I get it. I have voted with my feet time and time again because of how one person delivered their service – below average, not meeting my needs. Harsh, right? But we are harsh; that’s what customers do. We simply go someplace else in the hope that we will get the service we expect: that hit of dopamine, that sense of being seen, heard and important, that feel-good feeling that we want when we’re served by another human being. It’s a challenge in our own work: it only takes one person having a bad day to leave a bad impression on customers. Like it or not, how a customer feels about their one interaction with one individual is how they feel about the company itself. As I put in my book Service Habits, in your customers’ way of thinking, you are the company.

You agree, I’m sure, and I’m equally sure this message is frustrating. You’re probably thinking, “Seriously, how can we control how all our frontline staff and team members behave? You lay out the challenge, Jaq, but what’s the solution?” Well, I’m glad you asked.

The way you tap into people’s feelings, customers and staff, is by becoming acutely aware of behaviours.
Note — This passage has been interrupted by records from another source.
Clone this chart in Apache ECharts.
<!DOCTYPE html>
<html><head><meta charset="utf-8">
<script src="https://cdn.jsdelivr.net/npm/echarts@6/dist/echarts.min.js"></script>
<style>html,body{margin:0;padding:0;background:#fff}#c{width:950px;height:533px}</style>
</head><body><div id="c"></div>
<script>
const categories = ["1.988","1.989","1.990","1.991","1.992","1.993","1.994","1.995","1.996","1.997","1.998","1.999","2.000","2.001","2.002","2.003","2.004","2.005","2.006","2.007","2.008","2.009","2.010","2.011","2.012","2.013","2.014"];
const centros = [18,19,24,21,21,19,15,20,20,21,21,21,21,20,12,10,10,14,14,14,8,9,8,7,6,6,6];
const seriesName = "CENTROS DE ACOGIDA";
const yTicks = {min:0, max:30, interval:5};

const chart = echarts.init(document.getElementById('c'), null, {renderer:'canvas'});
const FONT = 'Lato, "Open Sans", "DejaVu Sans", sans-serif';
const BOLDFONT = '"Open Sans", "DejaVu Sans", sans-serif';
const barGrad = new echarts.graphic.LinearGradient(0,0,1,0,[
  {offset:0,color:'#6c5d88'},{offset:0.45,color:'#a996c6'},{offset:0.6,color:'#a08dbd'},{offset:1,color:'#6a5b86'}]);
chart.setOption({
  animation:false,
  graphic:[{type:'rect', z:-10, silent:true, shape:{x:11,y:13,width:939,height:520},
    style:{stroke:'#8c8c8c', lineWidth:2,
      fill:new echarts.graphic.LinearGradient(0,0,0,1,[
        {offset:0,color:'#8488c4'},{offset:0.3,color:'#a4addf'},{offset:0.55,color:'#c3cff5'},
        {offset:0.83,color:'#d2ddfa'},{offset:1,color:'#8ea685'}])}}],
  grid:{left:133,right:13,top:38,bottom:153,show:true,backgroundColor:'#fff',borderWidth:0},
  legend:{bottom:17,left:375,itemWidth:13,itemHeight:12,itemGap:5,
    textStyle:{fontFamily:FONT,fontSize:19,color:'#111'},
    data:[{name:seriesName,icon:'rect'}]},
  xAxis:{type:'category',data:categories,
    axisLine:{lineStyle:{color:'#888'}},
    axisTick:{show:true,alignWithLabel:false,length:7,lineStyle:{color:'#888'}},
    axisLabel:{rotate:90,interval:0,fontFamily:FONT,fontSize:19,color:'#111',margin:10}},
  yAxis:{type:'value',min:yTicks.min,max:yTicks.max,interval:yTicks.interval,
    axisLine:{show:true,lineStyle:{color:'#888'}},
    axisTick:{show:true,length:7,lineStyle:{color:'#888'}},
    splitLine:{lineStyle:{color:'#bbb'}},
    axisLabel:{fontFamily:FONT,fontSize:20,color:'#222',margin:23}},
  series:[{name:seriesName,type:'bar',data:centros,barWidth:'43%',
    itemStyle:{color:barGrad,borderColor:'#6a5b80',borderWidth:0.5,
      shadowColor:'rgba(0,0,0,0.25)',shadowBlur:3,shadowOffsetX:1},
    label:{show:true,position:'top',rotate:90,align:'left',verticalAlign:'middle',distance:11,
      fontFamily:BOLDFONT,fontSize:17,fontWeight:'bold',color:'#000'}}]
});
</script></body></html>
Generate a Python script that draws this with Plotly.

In a professional setting, defining behaviours for each of your company’s values is often the missing link in creating a great service culture.

One of the best ways to address inconsistency with customer service is to ensure that everyone on the team and in the business is clear about the behaviours that are expected when they’re interacting with customers.

“What you do at work counts, but who you are and how that’s experienced by others counts twice as much.”

—Jaquie Scammell


How visible and clear are your company values and the behaviours you want to encourage in your team’s service interactions?


Put yourself in the customer’s shoes for a day and take yourself on a customer journey. Ring the main phone line, send an email enquiry, visit a store. Whatever it is you do, create a mystery-shopper scenario where you get to experience firsthand the behaviours of employees. This is not about catching people out, but rather about experiencing how customers feel when they interact with your business, and using this to fine-tune the behaviours you want to see in your business.